His muscular biceps are flexed as he maneuvers rafters safely through rapids.

His face displays sheer joy and excitement.

The river was his office and his playground for the summer.

Even in his first season as a guide at Whitewater Rafting – where his mom dropped off a cake last week for his birthday – customers requested return trips.

“Peter was so popular with the customers. He thought it was a kick,” said Peter’s father, Ted Jessup. “Peter really blossomed in that arena. He really worked hard in the training – he took it as a real challenge. He was so physically fit. He was just the picture of health.”

The photo, full of life, framed next to his casket in St. Mary of the Crown Catholic Church was the perfect portrait of an earnest outdoor lifestyle.

The brightly colored wildflowers resting on the wood casket were a cheerful send-off for a Colorado native who found adventure in the Rocky Mountains.

On Aug. 9, Peter celebrated his birthday not on the river, but on land.

After climbing South Maroon Peak at the Maroon Bells near Aspen, he signed in at the summit, telling those who followed it was his 27th birthday. On his descent, his life came to an end in a fatal fall.

Peter’s father never had the opportunity to say happy birthday, or goodbye.

During his eulogy Tuesday morning, Ted said he anticipates the day their paths cross again. He imagines Peter – a ’99 Glenwood Springs High School graduate fluent in Spanish – greeting him with, “Que pasa?”

A light moment during a somber day.

“In his 27 years, Peter amassed a great treasure,” Ted said. “Peter had an open heart and an open mind.”

At Creighton University in Nebraska, Peter studied theology. He often discussed his need to help all races with friend and spiritual confidant monsignor Tom Dentici.

“He was a man of peace,” Dentici said. “He longed for peace.”

Dentici officiated Tuesday’s funeral service and resurrection mass, recalling Peter’s 21st birthday when the two shared fruitful conversation over a glass of wine.

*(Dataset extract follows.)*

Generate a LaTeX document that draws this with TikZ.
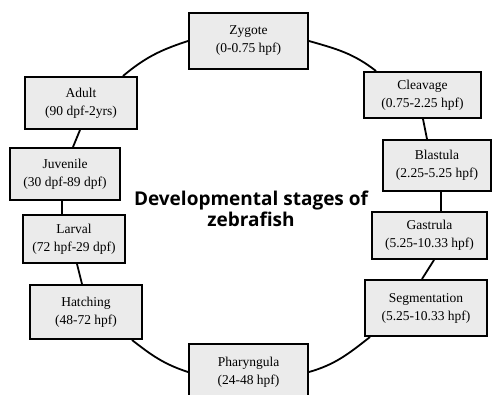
\documentclass[tikz,border=0pt]{standalone}
\usepackage{fontspec}
\setmainfont{Liberation Serif}
\newfontfamily\titlefont{Open Sans}
\begin{document}
\begin{tikzpicture}[x=1pt,y=1pt,
  stage/.style={draw=black, line width=2pt, fill=black!8, inner sep=0pt,
    align=center, font=\fontsize{13.5}{18}\selectfont},
  link/.style={draw=black, line width=1.8pt}]
\useasboundingbox (0,0) rectangle (497,394);
\clip (0,0) rectangle (497,394);
\fill[white] (0,0) rectangle (497,394);
% stages
\node[stage, minimum width=119pt, minimum height=56pt] (zyg) at (248.5,353) {Zygote\\(0-0.75 hpf)};
\node[stage, minimum width=117pt, minimum height=46pt] (cle) at (422.5,299) {Cleavage\\(0.75-2.25 hpf)};
\node[stage, minimum width=108pt, minimum height=51pt] (bla) at (437,228.5) {Blastula\\(2.25-5.25 hpf)};
\node[stage, minimum width=115pt, minimum height=47pt] (gas) at (429.5,158.5) {Gastrula\\(5.25-10.33 hpf)};
\node[stage, minimum width=122pt, minimum height=56pt] (seg) at (426,86) {Segmentation\\(5.25-10.33 hpf)};
\node[stage, minimum width=119pt, minimum height=56pt] (pha) at (248.5,22) {Pharyngula\\(24-48 hpf)};
\node[stage, minimum width=112pt, minimum height=54pt] (hat) at (86,82) {Hatching\\(48-72 hpf)};
\node[stage, minimum width=102pt, minimum height=48pt] (lar) at (74,155) {Larval\\(72 hpf-29 dpf)};
\node[stage, minimum width=110pt, minimum height=52pt] (juv) at (65,220) {Juvenile\\(30 dpf-89 dpf)};
\node[stage, minimum width=112pt, minimum height=52pt] (adu) at (81,291) {Adult\\(90 dpf-2yrs)};
% title
\node[align=center, font=\titlefont\bfseries\fontsize{19}{21}\selectfont, anchor=center] (title) at (251,185) {Developmental stages of\\zebrafish};
% connectors
\draw[link] (zyg.west) to[out=198,in=40] ([xshift=42pt]adu.north);
\draw[link] (zyg.east) to[out=-16,in=142] ([xshift=-46.5pt]cle.north);
\draw[link] ([xshift=0.5pt]cle.south) -- ([xshift=-10pt]bla.north);
\draw[link] ([xshift=4pt]bla.south) -- ([xshift=11.5pt]gas.north);
\draw[link] ([xshift=4.5pt]gas.south) -- ([xshift=-4pt]seg.north);
\draw[link] ([xshift=-56pt]seg.south) to[out=218,in=16] (pha.east);
\draw[link] (pha.west) to[out=162,in=-38] ([xshift=46pt]hat.south);
\draw[link] ([xshift=-4pt]hat.north) -- ([xshift=3pt]lar.south);
\draw[link] ([xshift=-12pt]lar.north) -- ([xshift=-3pt]juv.south);
\draw[link] ([xshift=8pt]juv.north) -- ([xshift=-1pt]adu.south);
\end{tikzpicture}
\end{document}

“Peter had a fire in his belly,” he said. “He was on fire. Our son was a restless man.”

Treasured memories are what Peter’s half-brother Kip Jessup cherishes. Memories like when his older brother challenged him to hike up to the Highlands Bowl at Aspen Highlands. Peter lost his glove prior to turning his skis downhill.

But that didn’t stop Peter. Kip asked anyone who skis the Highland Bowl to try it with one glove.

For Peter, life was that kind of adventure.

Peter’s wife, Alejandra Rico Jessup, Latino community liaison for the Roaring Fork School District, remembered her husband for his knack for helping others. In February, he received the staff award in the 2005 Garfield County Humanitarian Services Awards for his advocacy work with Catholic Charities, Western Slope, helping Latinos in the valley. He was also valued for his mediation work in the Garfield County Court system.

“He touched others with his light,” she said. “If you want to feel him, just close your eyes.”

Peter’s older sister, Jennifer Wachtel, wept as she read a poem titled “The Cloud.” She described Peter as the family’s rock.

“There was something unique about the way he walked – danced – through life,” she said. “He lived by the guidance of his heart.”

Ted said his son’s battle with leukemia in high school helped him grow to be the man the community – and family and friends – treasured.

“That was such a big change, and he was a trooper through it,” Ted said. “His courage level was second to none. After that period, he wanted to help people.”

Peter climbed more than a dozen Colorado fourteeners. But he was not an attention seeker.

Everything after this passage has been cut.